▸ **Provided data**:

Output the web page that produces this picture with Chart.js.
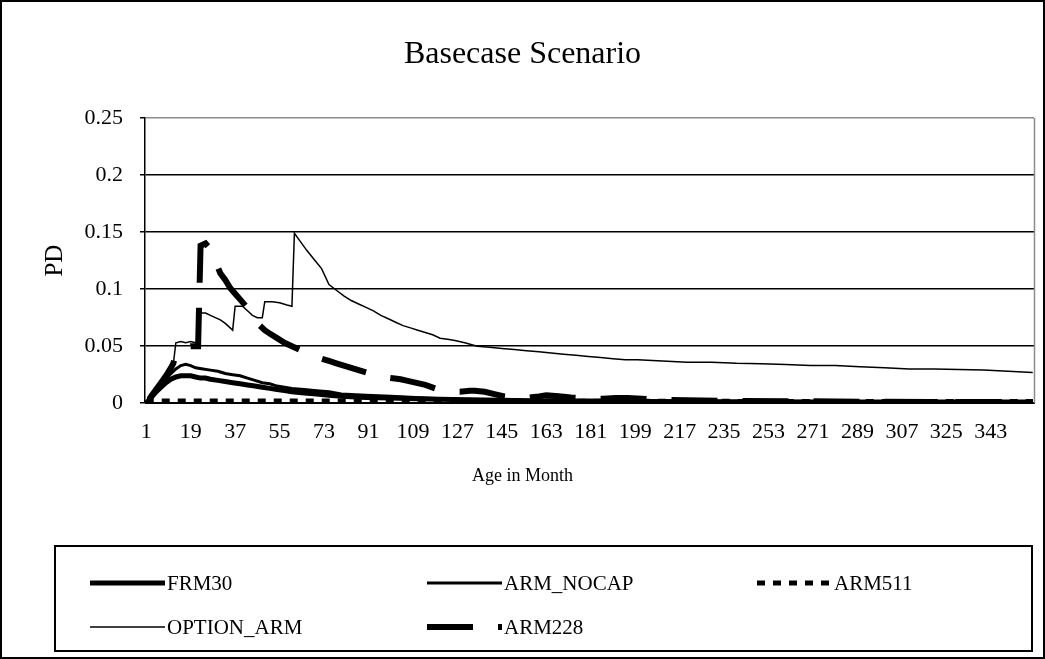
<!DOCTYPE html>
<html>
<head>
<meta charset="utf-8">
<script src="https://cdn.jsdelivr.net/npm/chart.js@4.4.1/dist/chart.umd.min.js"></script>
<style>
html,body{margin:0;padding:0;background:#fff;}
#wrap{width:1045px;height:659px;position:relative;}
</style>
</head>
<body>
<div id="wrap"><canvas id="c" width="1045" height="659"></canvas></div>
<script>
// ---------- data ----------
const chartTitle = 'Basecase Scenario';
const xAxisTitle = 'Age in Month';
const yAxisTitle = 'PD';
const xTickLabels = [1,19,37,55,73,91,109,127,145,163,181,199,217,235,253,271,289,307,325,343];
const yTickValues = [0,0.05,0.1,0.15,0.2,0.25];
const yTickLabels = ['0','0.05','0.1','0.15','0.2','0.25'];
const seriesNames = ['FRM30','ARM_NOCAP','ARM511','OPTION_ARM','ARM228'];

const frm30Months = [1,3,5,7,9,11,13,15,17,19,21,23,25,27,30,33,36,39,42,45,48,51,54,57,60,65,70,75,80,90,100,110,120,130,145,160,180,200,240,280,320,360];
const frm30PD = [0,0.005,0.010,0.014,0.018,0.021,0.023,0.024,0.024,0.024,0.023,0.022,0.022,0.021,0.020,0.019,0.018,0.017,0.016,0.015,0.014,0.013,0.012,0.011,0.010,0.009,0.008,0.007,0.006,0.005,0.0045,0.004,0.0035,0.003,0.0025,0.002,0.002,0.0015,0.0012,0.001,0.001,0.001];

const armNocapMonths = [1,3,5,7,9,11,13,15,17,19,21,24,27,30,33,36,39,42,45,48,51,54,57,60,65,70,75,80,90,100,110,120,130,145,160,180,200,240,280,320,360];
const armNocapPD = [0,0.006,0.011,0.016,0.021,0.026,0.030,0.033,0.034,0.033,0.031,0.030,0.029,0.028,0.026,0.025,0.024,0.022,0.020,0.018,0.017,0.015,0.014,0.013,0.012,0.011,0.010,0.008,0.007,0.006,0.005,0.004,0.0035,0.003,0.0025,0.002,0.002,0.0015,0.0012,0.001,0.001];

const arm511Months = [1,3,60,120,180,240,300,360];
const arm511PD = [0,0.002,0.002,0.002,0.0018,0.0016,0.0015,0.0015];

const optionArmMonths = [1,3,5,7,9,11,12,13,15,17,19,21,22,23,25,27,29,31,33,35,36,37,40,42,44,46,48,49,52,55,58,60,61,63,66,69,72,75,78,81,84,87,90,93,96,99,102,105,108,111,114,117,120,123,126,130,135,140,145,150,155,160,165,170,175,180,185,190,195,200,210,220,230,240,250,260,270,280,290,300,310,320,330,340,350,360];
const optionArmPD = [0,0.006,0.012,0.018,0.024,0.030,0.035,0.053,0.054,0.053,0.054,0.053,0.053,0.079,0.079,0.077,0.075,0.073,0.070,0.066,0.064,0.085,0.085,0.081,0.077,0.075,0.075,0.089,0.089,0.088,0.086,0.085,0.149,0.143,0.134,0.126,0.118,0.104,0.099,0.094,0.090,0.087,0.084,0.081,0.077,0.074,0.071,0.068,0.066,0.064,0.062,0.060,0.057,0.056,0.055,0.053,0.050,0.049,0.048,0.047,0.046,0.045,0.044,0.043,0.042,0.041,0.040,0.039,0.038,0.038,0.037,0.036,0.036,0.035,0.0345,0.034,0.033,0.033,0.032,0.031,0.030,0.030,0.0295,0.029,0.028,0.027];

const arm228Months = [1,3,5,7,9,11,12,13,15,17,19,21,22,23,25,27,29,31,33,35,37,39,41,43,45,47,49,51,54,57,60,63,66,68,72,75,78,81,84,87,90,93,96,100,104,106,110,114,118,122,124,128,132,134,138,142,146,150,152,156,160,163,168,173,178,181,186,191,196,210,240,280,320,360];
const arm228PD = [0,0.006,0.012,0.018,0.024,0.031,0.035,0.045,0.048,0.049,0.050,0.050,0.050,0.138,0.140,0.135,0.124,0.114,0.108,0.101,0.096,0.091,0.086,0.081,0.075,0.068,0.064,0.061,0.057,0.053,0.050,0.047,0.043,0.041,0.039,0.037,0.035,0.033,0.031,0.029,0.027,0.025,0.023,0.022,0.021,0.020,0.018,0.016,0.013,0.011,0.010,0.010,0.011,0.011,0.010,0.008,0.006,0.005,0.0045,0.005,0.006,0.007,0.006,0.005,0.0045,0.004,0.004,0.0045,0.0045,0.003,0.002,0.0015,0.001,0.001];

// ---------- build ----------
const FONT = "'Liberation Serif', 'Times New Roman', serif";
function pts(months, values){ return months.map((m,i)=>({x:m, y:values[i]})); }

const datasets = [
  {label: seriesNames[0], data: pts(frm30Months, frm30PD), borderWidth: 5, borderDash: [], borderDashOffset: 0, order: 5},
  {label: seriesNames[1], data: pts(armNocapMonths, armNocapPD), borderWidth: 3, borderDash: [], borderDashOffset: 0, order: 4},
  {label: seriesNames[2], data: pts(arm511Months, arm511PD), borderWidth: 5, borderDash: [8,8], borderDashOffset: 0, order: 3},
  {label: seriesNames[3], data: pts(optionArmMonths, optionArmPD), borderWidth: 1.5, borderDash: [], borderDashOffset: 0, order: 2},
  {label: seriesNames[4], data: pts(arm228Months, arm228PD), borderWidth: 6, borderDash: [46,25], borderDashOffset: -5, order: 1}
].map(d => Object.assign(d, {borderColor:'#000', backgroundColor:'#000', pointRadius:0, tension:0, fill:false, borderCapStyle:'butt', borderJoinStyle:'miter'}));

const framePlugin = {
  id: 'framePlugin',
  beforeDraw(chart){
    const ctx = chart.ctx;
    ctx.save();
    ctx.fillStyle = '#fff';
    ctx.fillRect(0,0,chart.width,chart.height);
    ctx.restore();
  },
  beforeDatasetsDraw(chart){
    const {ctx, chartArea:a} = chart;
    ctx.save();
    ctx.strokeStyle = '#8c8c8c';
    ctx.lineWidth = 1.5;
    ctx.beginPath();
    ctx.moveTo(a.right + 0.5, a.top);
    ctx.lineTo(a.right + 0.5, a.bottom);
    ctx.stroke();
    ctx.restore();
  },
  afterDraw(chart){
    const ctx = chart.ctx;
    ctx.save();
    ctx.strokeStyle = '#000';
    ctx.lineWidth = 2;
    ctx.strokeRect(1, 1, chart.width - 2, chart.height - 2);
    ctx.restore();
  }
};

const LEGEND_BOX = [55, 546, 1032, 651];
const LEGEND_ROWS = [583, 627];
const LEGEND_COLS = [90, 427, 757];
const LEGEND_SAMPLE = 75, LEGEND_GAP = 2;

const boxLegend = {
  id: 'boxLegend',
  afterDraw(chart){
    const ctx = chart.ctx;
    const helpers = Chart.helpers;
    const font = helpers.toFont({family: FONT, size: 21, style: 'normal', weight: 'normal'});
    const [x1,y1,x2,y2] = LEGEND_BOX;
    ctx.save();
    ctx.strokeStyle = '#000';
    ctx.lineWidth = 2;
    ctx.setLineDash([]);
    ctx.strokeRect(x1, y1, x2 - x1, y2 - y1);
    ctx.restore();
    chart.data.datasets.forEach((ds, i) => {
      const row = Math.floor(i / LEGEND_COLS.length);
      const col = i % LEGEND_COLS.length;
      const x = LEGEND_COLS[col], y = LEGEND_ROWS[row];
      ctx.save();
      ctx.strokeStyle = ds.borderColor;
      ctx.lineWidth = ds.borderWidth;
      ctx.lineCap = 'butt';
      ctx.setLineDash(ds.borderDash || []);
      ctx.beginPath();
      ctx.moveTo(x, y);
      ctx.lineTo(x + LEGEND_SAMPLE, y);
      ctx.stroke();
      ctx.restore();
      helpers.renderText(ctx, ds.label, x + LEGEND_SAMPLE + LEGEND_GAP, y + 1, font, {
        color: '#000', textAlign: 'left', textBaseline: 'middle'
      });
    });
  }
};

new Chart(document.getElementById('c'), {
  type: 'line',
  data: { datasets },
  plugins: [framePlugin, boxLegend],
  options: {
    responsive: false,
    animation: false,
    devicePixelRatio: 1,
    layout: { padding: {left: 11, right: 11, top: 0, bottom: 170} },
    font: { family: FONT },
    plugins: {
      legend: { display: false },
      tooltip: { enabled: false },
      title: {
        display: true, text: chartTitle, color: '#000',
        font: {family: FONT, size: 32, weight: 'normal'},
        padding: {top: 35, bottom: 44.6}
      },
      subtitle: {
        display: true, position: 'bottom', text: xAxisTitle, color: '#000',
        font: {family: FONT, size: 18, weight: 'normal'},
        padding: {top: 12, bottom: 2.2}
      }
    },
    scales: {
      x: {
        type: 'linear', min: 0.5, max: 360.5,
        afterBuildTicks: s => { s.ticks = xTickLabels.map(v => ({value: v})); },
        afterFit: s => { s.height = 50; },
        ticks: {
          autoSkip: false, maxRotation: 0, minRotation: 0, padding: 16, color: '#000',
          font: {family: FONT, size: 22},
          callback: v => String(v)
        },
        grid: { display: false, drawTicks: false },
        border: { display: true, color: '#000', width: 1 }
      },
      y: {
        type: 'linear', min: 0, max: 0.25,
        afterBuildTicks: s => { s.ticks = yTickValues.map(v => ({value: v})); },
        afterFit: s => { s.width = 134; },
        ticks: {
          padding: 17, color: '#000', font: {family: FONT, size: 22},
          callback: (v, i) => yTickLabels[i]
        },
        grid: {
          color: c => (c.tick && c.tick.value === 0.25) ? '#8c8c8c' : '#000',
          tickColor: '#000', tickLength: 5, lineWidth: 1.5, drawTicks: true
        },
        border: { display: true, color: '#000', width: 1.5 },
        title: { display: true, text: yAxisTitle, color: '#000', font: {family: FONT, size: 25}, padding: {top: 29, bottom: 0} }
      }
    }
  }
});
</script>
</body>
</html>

▸ **Brief**:
Leave out the pictures and repeat the lines from the start of the material through the line with "arm511PD = [0,0.002,0.002,0.002,0.0018,0.0016,0.0015,0.0015];", inclusive.

▸ **Solution to the exercise**:
Output the web page that produces this picture with Chart.js.
<!DOCTYPE html>
<html>
<head>
<meta charset="utf-8">
<script src="https://cdn.jsdelivr.net/npm/chart.js@4.4.1/dist/chart.umd.min.js"></script>
<style>
html,body{margin:0;padding:0;background:#fff;}
#wrap{width:1045px;height:659px;position:relative;}
</style>
</head>
<body>
<div id="wrap"><canvas id="c" width="1045" height="659"></canvas></div>
<script>
// ---------- data ----------
const chartTitle = 'Basecase Scenario';
const xAxisTitle = 'Age in Month';
const yAxisTitle = 'PD';
const xTickLabels = [1,19,37,55,73,91,109,127,145,163,181,199,217,235,253,271,289,307,325,343];
const yTickValues = [0,0.05,0.1,0.15,0.2,0.25];
const yTickLabels = ['0','0.05','0.1','0.15','0.2','0.25'];
const seriesNames = ['FRM30','ARM_NOCAP','ARM511','OPTION_ARM','ARM228'];

const frm30Months = [1,3,5,7,9,11,13,15,17,19,21,23,25,27,30,33,36,39,42,45,48,51,54,57,60,65,70,75,80,90,100,110,120,130,145,160,180,200,240,280,320,360];
const frm30PD = [0,0.005,0.010,0.014,0.018,0.021,0.023,0.024,0.024,0.024,0.023,0.022,0.022,0.021,0.020,0.019,0.018,0.017,0.016,0.015,0.014,0.013,0.012,0.011,0.010,0.009,0.008,0.007,0.006,0.005,0.0045,0.004,0.0035,0.003,0.0025,0.002,0.002,0.0015,0.0012,0.001,0.001,0.001];

const armNocapMonths = [1,3,5,7,9,11,13,15,17,19,21,24,27,30,33,36,39,42,45,48,51,54,57,60,65,70,75,80,90,100,110,120,130,145,160,180,200,240,280,320,360];
const armNocapPD = [0,0.006,0.011,0.016,0.021,0.026,0.030,0.033,0.034,0.033,0.031,0.030,0.029,0.028,0.026,0.025,0.024,0.022,0.020,0.018,0.017,0.015,0.014,0.013,0.012,0.011,0.010,0.008,0.007,0.006,0.005,0.004,0.0035,0.003,0.0025,0.002,0.002,0.0015,0.0012,0.001,0.001];

const arm511Months = [1,3,60,120,180,240,300,360];
const arm511PD = [0,0.002,0.002,0.002,0.0018,0.0016,0.0015,0.0015];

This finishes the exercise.